Brennan parked in his garage and took the box inside.
He fixed a meager dinner and ate while trying to watch television, but the inanities on the screen bored him. He had a small video library that he kept locked in his bedroom safe, but those films were not the sort of thing one watched while eating.
After dinner, he showered. He shaved, looking at his form in the steamed mirrors, appreciating the shape of his jaw, his eyes, his muscle, bone, and sinew. He could easily imagine them distorted, mutilated by the work of a team of artists over a span of hours. He’d spent thousands of hours in the makeup chair, transforming into the creature that had once graced toys, lunchboxes, comic book covers, and T-shirts all over the world.
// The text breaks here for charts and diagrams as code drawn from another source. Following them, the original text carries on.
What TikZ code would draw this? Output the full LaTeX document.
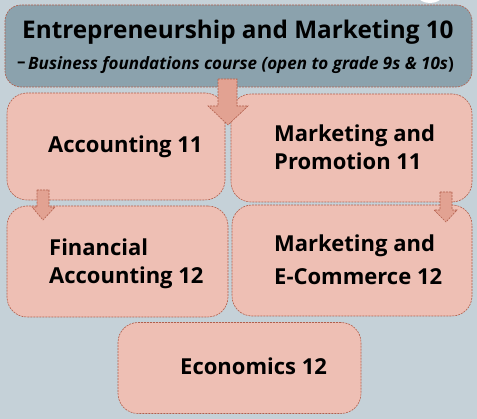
\documentclass[tikz,border=0pt]{standalone}
\usepackage{fontspec}
\setmainfont{Open Sans}
\usetikzlibrary{positioning}

\definecolor{slidegray}{HTML}{C5D1D8}
\definecolor{headblue}{HTML}{8BA2AD}
\definecolor{coursepink}{HTML}{EEBFB4}
\definecolor{arrowpink}{HTML}{E2A292}
\definecolor{edgered}{HTML}{B25F4C}

\tikzset{
	dashedge/.style = {draw = edgered, dash pattern = on 2pt off 1pt, line width = 0.6pt},
	headbox/.style = {dashedge, fill = headblue, rounded corners = 16pt, minimum width = 467pt, minimum height = 82pt, inner sep = 0pt},
	coursebox/.style = {dashedge, fill = coursepink, rounded corners = 20pt, inner sep = 0pt},
	blockarrow/.style = {dashedge, fill = arrowpink},
	coursetext/.style = {font = \fontsize{22}{28}\selectfont\bfseries, inner sep = 0pt, anchor = base west},
	notetext/.style = {font = \fontsize{17}{20}\selectfont\bfseries, inner sep = 0pt, anchor = base west},
}

\begin{document}
\begin{tikzpicture}[x = 1pt, y = -1pt]
					\useasboundingbox [fill = slidegray] (0, 0) rectangle (477, 419);
					\fill [white] (430, -4) ellipse (12pt and 7pt);
					% top course
					\node (entre) [headbox] at (238.5, 46) {};
					\node (entretitle) [coursetext, font = \fontsize{24.3}{28}\selectfont\bfseries] at (22, 39) {Entrepreneurship and Marketing 10};
					\node (entredash) [notetext] at (17, 68) {–};
					\node (entrenote) [notetext, font = \fontsize{17}{20}\selectfont\bfseries\itshape] at (28, 70) {Business foundations course (open to grade 9s \& 10s\upshape)};
					% grade 11
					\node (acc) [coursebox, minimum width = 218pt, minimum height = 107pt] at (116, 146.5) {};
					\node (mkp) [coursebox, minimum width = 241pt, minimum height = 108pt] at (351.5, 148) {};
					\node (acctext) [coursetext] at (48, 153) {Accounting 11};
					\node (mkptext1) [coursetext] at (274, 142) {Marketing and};
					\node (mkptext2) [coursetext] at (274, 170) {Promotion 11};
					% grade 12
					\node (facc) [coursebox, minimum width = 221pt, minimum height = 111pt] at (117.5, 261.5) {};
					\node (mke) [coursebox, minimum width = 240pt, minimum height = 111pt] at (352, 260.5) {};
					\node (facctext1) [coursetext] at (49, 256) {Financial};
					\node (facctext2) [coursetext] at (49, 284) {Accounting 12};
					\node (mketext1) [coursetext] at (274, 252) {Marketing and};
					\node (mketext2) [coursetext] at (274, 285) {E-Commerce 12};
					\node (econ) [coursebox, minimum width = 243pt, minimum height = 91pt] at (239.5, 368) {};
					\node (econtext) [coursetext] at (180, 375) {Economics 12};
					% block arrows
					\draw [blockarrow] (218, 79) -- (237, 79) -- (237, 106) -- (248, 106) -- (228, 125) -- (208, 106) -- (218, 106) -- cycle;
					\draw [blockarrow] (37, 190) -- (49, 190) -- (49, 207) -- (55, 207) -- (43, 220) -- (32, 207) -- (37, 207) -- cycle;
					\draw [blockarrow] (440, 192) -- (452, 192) -- (452, 210) -- (457, 210) -- (446, 222) -- (434, 210) -- (440, 210) -- cycle;
				\end{tikzpicture}
\end{document}
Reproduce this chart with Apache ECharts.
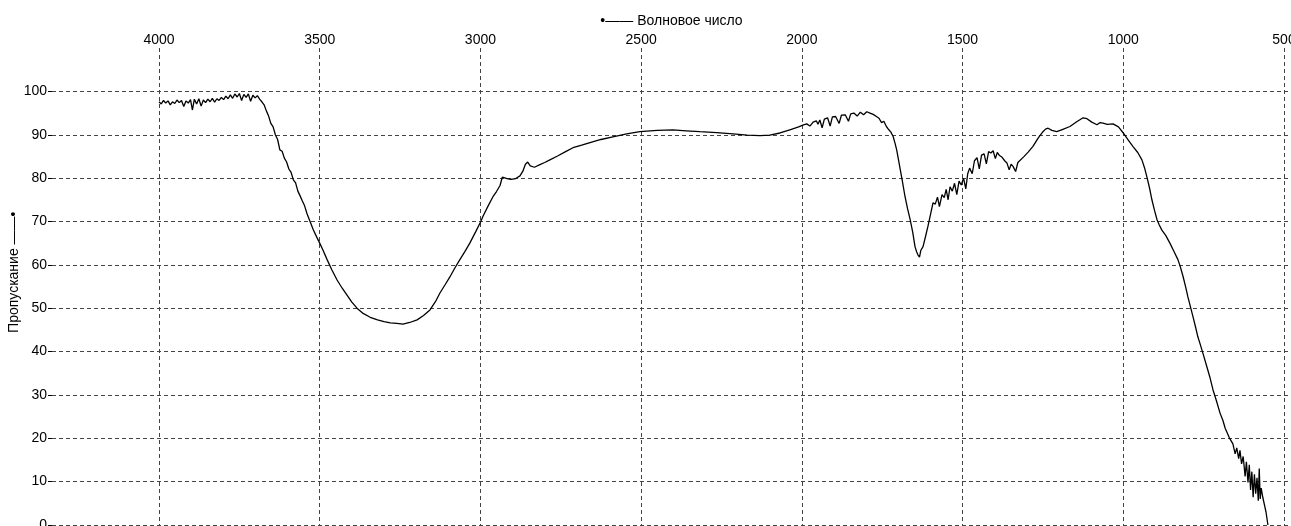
<!DOCTYPE html>
<html><head><meta charset="utf-8">
<script src="https://cdn.jsdelivr.net/npm/echarts@6/dist/echarts.min.js"></script>
<style>html,body{margin:0;padding:0;background:#fff}#c{width:1291px;height:526px}</style>
</head><body><div id="c"></div>
<script>
const wavenumbers = [4000,3993,3986,3979,3972,3965,3958,3951,3944,3937,3930,3923,3916,3909,3902,3896,3890,3883,3876,3869,3862,3855,3848,3841,3834,3827,3820,3813,3806,3799,3792,3785,3778,3771,3764,3757,3750,3743,3736,3729,3722,3715,3708,3701,3694,3687,3680,3673,3666,3659,3652,3645,3638,3631,3624,3617,3610,3603,3596,3589,3582,3575,3568,3561,3554,3547,3540,3530,3520,3510,3500,3490,3477,3462,3446,3430,3415,3400,3384,3365,3343,3320,3300,3280,3260,3241,3220,3197,3177,3157,3140,3126,3110,3095,3080,3064,3048,3033,3015,3000,2992,2976,2961,2950,2939,2932,2926,2917,2905,2890,2877,2868,2860,2853,2845,2832,2815,2800,2784,2760,2735,2712,2685,2659,2625,2588,2545,2504,2450,2401,2360,2317,2265,2214,2170,2130,2100,2068,2035,2010,1997,1985,1975,1965,1955,1950,1944,1937,1930,1920,1912,1905,1895,1884,1877,1865,1855,1848,1838,1828,1818,1808,1798,1788,1778,1768,1760,1752,1745,1737,1730,1723,1716,1710,1705,1701,1694,1688,1679,1671,1663,1655,1648,1643,1639,1634,1630,1623,1616,1608,1600,1592,1585,1578,1572,1564,1557,1551,1545,1539,1532,1525,1518,1511,1504,1497,1490,1484,1478,1470,1463,1455,1448,1441,1433,1426,1419,1412,1405,1398,1392,1385,1377,1369,1362,1355,1349,1343,1335,1328,1322,1310,1296,1281,1265,1250,1242,1234,1222,1207,1190,1166,1145,1125,1113,1098,1082,1072,1063,1050,1032,1015,1000,985,969,955,942,934,926,918,911,903,895,888,880,868,855,843,830,822,814,806,799,791,783,775,768,762,751,740,731,721,710,699,690,683,677,670,665,659,652,647,641,637,632,627,621,617,612,608,604,600,596,592,588,584,580,577,574,571,566,561,556,550];
const transmittance = [97.6,97.1,97.9,97.3,97.8,96.9,97.6,97.2,98.0,97.4,97.9,96.5,97.8,97.3,98.1,95.7,98.2,97.1,98.3,96.6,98.0,97.4,98.2,97.6,98.4,97.5,98.3,97.9,98.6,98.1,98.9,98.3,99.2,98.4,99.4,98.7,99.5,97.9,99.3,98.6,99.4,97.7,99.1,98.5,99.0,98.2,97.6,96.9,95.5,94.3,92.6,91.8,90.0,88.9,86.5,86.2,84.6,83.7,82.1,81.3,79.6,78.9,77.0,75.9,74.7,73.6,71.9,70.0,68.1,66.5,65.0,63.4,61.2,58.8,56.5,54.6,53.0,51.4,50.0,48.8,47.9,47.3,46.9,46.6,46.5,46.3,46.7,47.3,48.3,49.6,51.5,53.5,55.4,57.2,59.2,61.2,63.1,65.0,67.6,69.8,71.2,73.6,75.7,76.9,78.3,80.2,80.6,79.9,79.7,79.9,80.5,81.6,83.2,83.7,82.8,82.5,83.1,83.6,84.2,85.1,86.1,87.0,87.6,88.2,88.9,89.5,90.2,90.7,91.0,91.1,90.9,90.7,90.5,90.2,89.9,89.8,89.9,90.4,91.2,91.8,92.2,92.5,92.0,92.9,93.2,92.4,93.4,91.6,93.6,93.9,92.0,94.1,94.2,92.6,94.5,94.6,93.1,94.8,95.0,94.3,95.2,94.6,95.3,95.0,94.7,94.2,93.8,92.8,93.1,91.9,91.2,90.6,89.6,88.0,86.5,84.9,82.0,79.6,75.7,72.9,70.4,67.5,64.2,63.0,62.3,61.8,63.3,64.2,66.3,68.8,71.5,74.3,74.0,75.6,73.4,76.2,75.5,77.4,75.0,78.0,77.0,78.8,76.2,79.3,78.4,80.0,77.5,81.0,82.3,81.0,84.0,84.7,82.1,85.3,85.6,83.3,86.1,85.8,86.3,84.5,85.9,85.2,84.8,84.0,83.5,81.9,83.2,82.7,81.5,83.6,83.8,84.9,86.0,87.3,89.2,90.7,91.3,91.5,91.0,90.7,91.2,91.9,93.0,93.9,93.7,92.9,92.3,92.8,92.7,92.4,92.5,91.8,90.4,88.8,87.2,85.9,84.2,82.4,80.1,77.6,75.0,72.6,70.4,69.2,68.0,66.8,65.0,63.2,61.2,59.4,57.3,54.9,52.6,50.3,48.0,45.6,43.4,42.0,39.3,36.5,34.2,31.2,28.6,25.8,24.1,22.3,21.9,20.1,19.9,18.7,16.4,17.8,15.3,17.2,14.1,15.8,11.2,14.6,9.8,13.9,8.1,12.3,6.4,11.7,7.2,10.9,5.6,13.0,6.0,8.5,6.4,4.7,3.0,0.0];
const xTickValues = [4000,3500,3000,2500,2000,1500,1000,500];
const yTickValues = [0,10,20,30,40,50,60,70,80,90,100];
const xName = '•—— Волновое число';
const yName = 'Пропускание ——•';

const FONT = 'Liberation Sans';
const FS = 14;
const gridLine = {show:true, lineStyle:{color:'#444', type:[4,3], width:1}};
const chart = echarts.init(document.getElementById('c'), null, {renderer:'canvas'});
chart.setOption({
  animation:false,
  backgroundColor:'#fff',
  grid:[
    {left:52, right:0, top:91.4, bottom:1, outerBoundsMode:'none', containLabel:false},
    {left:159, right:7, top:48, bottom:1, outerBoundsMode:'none', containLabel:false}
  ],
  xAxis:[
    {gridIndex:0, type:'value', min:0, max:1, position:'top',
     name:xName, nameLocation:'middle', nameGap:63, nameMoveOverlap:false,
     nameTextStyle:{color:'#000', fontSize:FS, fontFamily:FONT},
     axisLine:{show:false}, axisTick:{show:false}, axisLabel:{show:false}, splitLine:{show:false}},
    {gridIndex:1, type:'value', min:500, max:4000, interval:500, inverse:true, position:'top',
     axisLine:{show:false}, axisTick:{show:false},
     axisLabel:{margin:1, color:'#000', fontSize:FS, fontFamily:FONT,
       formatter:v => xTickValues.includes(v) ? String(v) : ''},
     splitLine:gridLine}
  ],
  yAxis:[
    {gridIndex:0, type:'value', min:0, max:100, interval:10,
     name:yName, nameLocation:'middle', nameRotate:90, nameGap:31, nameMoveOverlap:false,
     nameTextStyle:{color:'#000', fontSize:FS, fontFamily:FONT, padding:[0,0,0,72]},
     axisLine:{show:false},
     axisTick:{show:true, length:4, lineStyle:{color:'#000'}},
     axisLabel:{margin:5, color:'#000', fontSize:FS, fontFamily:FONT,
       formatter:v => yTickValues.includes(v) ? String(v) : ''},
     splitLine:gridLine},
    {gridIndex:1, type:'value', min:0, max:110, show:false}
  ],
  series:[{
    type:'line', xAxisIndex:1, yAxisIndex:1,
    data: wavenumbers.map((w,i)=>[w, transmittance[i]]),
    symbol:'none', showSymbol:false,
    lineStyle:{color:'#000', width:1.3},
    emphasis:{disabled:true}
  }]
});
</script></body></html>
Now he saw a man. An aging, slowly decaying man.
Nothing special.
He slipped on his robe and opted to leave Praggart’s strange box of nonsense for the morning.
And when he climbed into his bed and closed his eyes, Brennan dreamed.
Slick, red walls breathing. A hungry, painted mouth, lips parting, teeth shining. Stumbling in a darkness filled with wicked, barbed things that slid into his skin and refused to let go. Procell’s exhibitionist tendencies on display in the middle of a costume ball, except that, as Brennan pushed past masked faces and painted smiles, he saw that the emaciated and nude body splayed and wildly attending to itself was headless. The body changed. He knew, in the way that dreamers know, that it wasn’t Procell anymore.